Radio networks had been using wired TELCO networks for program distribution for years, although they required far less bandwidth than TV. This was during the time when network affiliation was vitally important to a station. Radio networks provided news and other special event programming, as well as some long-form shows which were an important source of information for the listeners. Any network programming prior to 1980 or so would have been carried by this system.
It was not until the use of C and Ku band satellite services that networks could offer multiple channels of programming. Now, entire radio formats could be programmed remotely and beamed into hundreds of stations across the country simultaneously. That would have been far too expensive to implement over TELCO lines, as the line charges were based on the mileage of the circuit.
Bell System microwave relay routes
Click for higher resolution.
This system included thousands of hardened microwave relay sites, each built to exact specifications and fully redundant. At the time, the long-distance telephone system was an integral part of the US defense planning. Sites were spaced 20-40 miles apart, depending on terrain. In congested areas, like the northeast, area mountain tops are dotted with these sites today, mostly empty. Most of these sites went offline in the late 1990s as phone companies switched to fiber optic cables for telephone and data traffic.

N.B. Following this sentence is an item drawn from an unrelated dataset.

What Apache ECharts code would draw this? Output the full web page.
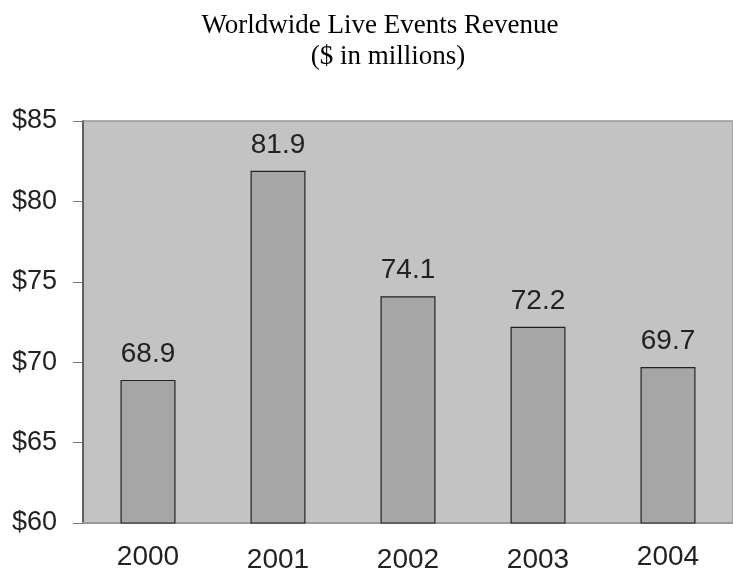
<!DOCTYPE html>
<html>
<head>
<meta charset="utf-8">
<script src="https://cdn.jsdelivr.net/npm/echarts@6/dist/echarts.min.js"></script>
<style>
html,body{margin:0;padding:0;background:#fff;}
#main{width:733px;height:574px;}
</style>
</head>
<body>
<div id="main"></div>
<script>
var years = ['2000', '2001', '2002', '2003', '2004'];
var revenue = [68.9, 81.9, 74.1, 72.2, 69.7];

var myChart = echarts.init(document.getElementById('main'));

// labels for 2001-2003 sit a little lower in the original
var yearLabels = years.map(function (y, i) {
    return (i >= 1 && i <= 3) ? { value: y, textStyle: { padding: [3, 0, 0, 0] } } : y;
});

var titleFont = {
    fontFamily: 'Liberation Serif',
    fontWeight: 'normal',
    fontSize: 27,
    color: '#000'
};

var option = {
    animation: false,
    backgroundColor: '#ffffff',
    title: [
        { text: 'Worldwide Live Events Revenue', left: 375, textAlign: 'center', top: 7, textStyle: titleFont },
        { text: '($ in millions)', left: 383, textAlign: 'center', top: 38, textStyle: titleFont }
    ],
    grid: {
        left: 83,
        right: -8,
        top: 121,
        bottom: 49,
        show: true,
        backgroundColor: '#c3c3c3',
        borderColor: '#999',
        borderWidth: 1.5
    },
    xAxis: {
        type: 'category',
        data: yearLabels,
        axisLine: { lineStyle: { color: '#999', width: 2 } },
        axisTick: { show: false },
        axisLabel: {
            fontFamily: 'Liberation Sans',
            fontSize: 28,
            color: '#222',
            margin: 20
        }
    },
    yAxis: {
        type: 'value',
        min: 60,
        max: 85,
        interval: 5,
        splitLine: { show: false },
        axisLine: { show: true, lineStyle: { color: '#444', width: 1.5 } },
        axisTick: { show: true, length: 10, lineStyle: { color: '#777' } },
        axisLabel: {
            fontFamily: 'Liberation Sans',
            fontSize: 27,
            color: '#222',
            margin: 26,
            formatter: function (v) { return '$' + v; }
        }
    },
    series: [
        {
            name: 'Revenue',
            type: 'bar',
            data: revenue,
            barWidth: 55,
            itemStyle: {
                color: '#a6a6a6',
                borderColor: '#222',
                borderWidth: 1.2
            },
            label: {
                show: true,
                position: 'top',
                distance: 12,
                fontFamily: 'Liberation Sans',
                fontSize: 28,
                color: '#222',
                formatter: function (p) { return p.value.toFixed(1); }
            }
        }
    ]
};

myChart.setOption(option);
</script>
</body>
</html>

American Tower, Inc. purchased most of these sites in bulk from AT&T in the year 2000. Some sites are well positioned for Cellular Telephone, 3G, and 4G wireless data services, plus other things like Media Flow and general use applications like FM broadcast and two-way. Many sites, however, do not meet any specific needs and sit empty. There was a large fire sale by American Tower in 2002 in which they unloaded about 1,900 of these sites as they were redundant.
I wrote a post titled Cold War Relic: ATT long lines site, Kingston,NY detailing one of these sites near me. Keep in mind, there were thousands of these sites throughout the country.